Altars

Altars

The earliest spiritual spaces were natural places like caves, groves, and hilltops. As religions developed, people built temples and shrines, turning ordinary spaces into sacred ones with symbolic decorations. The idea of creating altars and sacred spaces for worship and reflection has endured across faiths.

Your Altar

Creating an altar sets aside a space to communicate with the divine, meditate, pray, ask for advice, and petition the gods. There are generally two types of altars:

  • A working altar, usually a permanent altar in your sacred space used during rituals and spells.
  • A deity altar, dedicated to a specific goddess or god. It is a place to commune with that deity and experience their energies outside of ritual.

An altar can be something as simple or as elaborate as you wish. At its most basic, an altar is any flat surface set aside for spiritual or religious practices. It could be the top of a dresser, a low wooden table, a flat stone, or even just a small cleared space on the floor. Many people designate a specific area, big or small, as a permanent altar space in their home.

The items you place on your altar are a personal choice and depend on your spiritual or religious practices. Some common altar tools and decorations include: candles, incense and a burner, statues or figures of deities, gemstones, a bell, a wand or staff, a chalice or cup, a pentacle or other symbolic disk, photos or images of people or deities you wish to honour, sacred texts or books, and symbols of the elements (earth, air, fire, water, spirit).
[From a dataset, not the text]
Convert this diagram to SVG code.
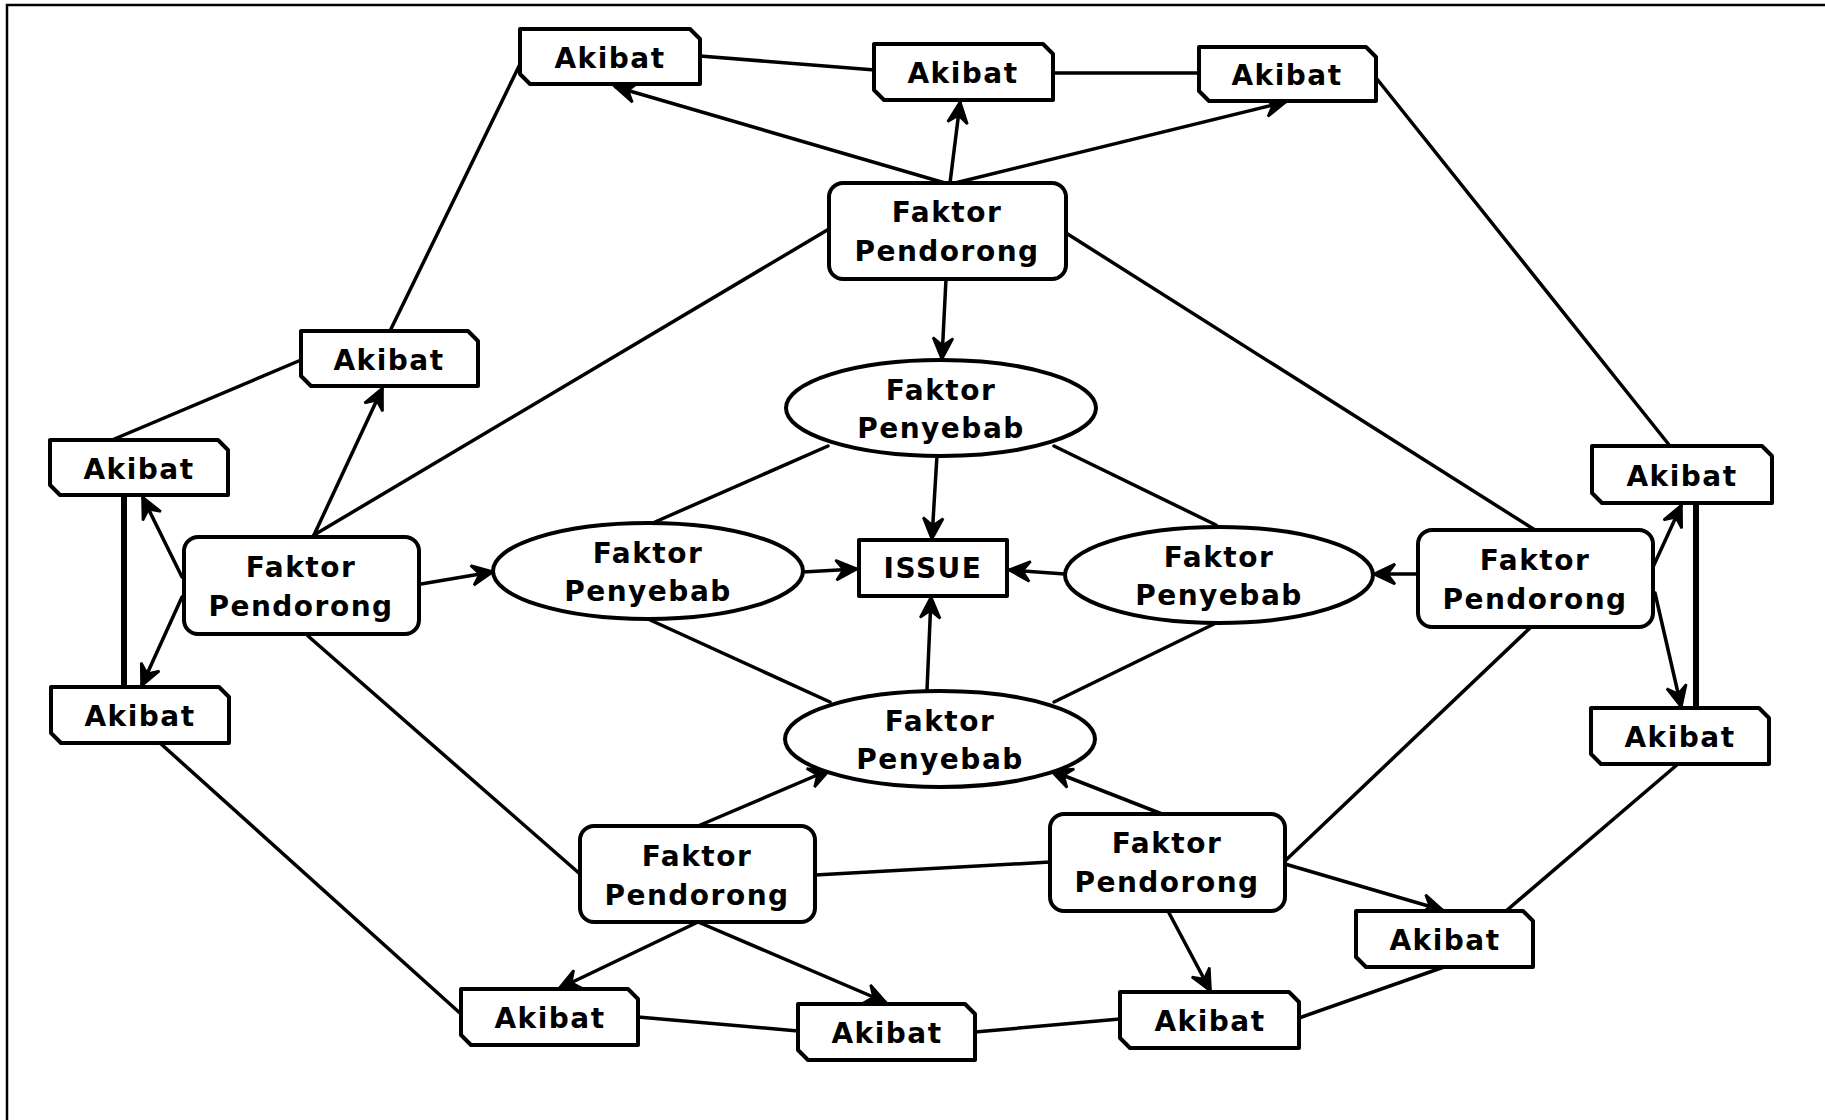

Your altar does not need to be elaborate or expensive. You can find or make many items yourself. What matters most is that the space resonates with you and provides a place for you to meditate, conduct rituals and spells, or simply focus your thoughts. You can change the arrangement of your altar as often as you like to reflect the changing seasons or phases of the moon. Your altar is a personal retreat, so set it up in a way that feels right for you.

Permanent or temporary

Altars do not necessarily have to be permanent fixtures or remain static in nature. Rather, practitioners can construct temporary altars for a particular ritual or working and then dismantle the altar once the ritual or working has concluded. In addition to indoor altars, individuals may opt to create altars outside in natural settings using found objects such as stones, leaves, flowers, or branches. Some spiritual practitioners like to design altars that reflect the changing of the seasons, adorning them with seasonal colours, relevant plants, and symbolic decorations that represent the current season.

Temporary altars provide a number of benefits compared to permanent altars. They allow for more flexibility in ritual and magical workings. They also enable practitioners to tailor their altars specifically to the purpose and intention of a particular working. Creating seasonal altars is a wonderful way to stay attuned to the cycles of nature and to decorate one's sacred space in a way that shifts along with the progression of the seasons. Whether indoor or outdoor, permanent or temporary, altars provide a focal point for intention, manifestation, and reverence.

Privacy of practice

If you feel unable to openly express your spiritual beliefs with your close ones, you may want to consider setting up a simple private altar. Rather than prominently displaying a statue of a chosen deity which could raise questions from others, you could use more subtle symbols and representations that have meaning for you but would not overtly signify a particular spiritual practice to anyone else.

For example, you might incorporate candles, fabric and textiles in certain colours and patterns, crystals or gemstones that you find spiritually significant, artwork or posters with related symbolism, natural materials from the earth like stones, leaves or flowers, or other items that hold spiritual meaning and connection.

With a bit of creativity, you could design an altar that is uniquely meaningful to you but remains purposefully ambiguous in its imagery and symbols. In this way, no one who enters your space would necessarily need to know that your choice of décor and the assortment of items on display are actually meant to privately honour and connect with your deity or deities in your own spiritual practice. Your altar can be a safe, sacred space where you feel free to express yourself and your faith without openly declaring it to others or raising questions about beliefs you may not wish to discuss.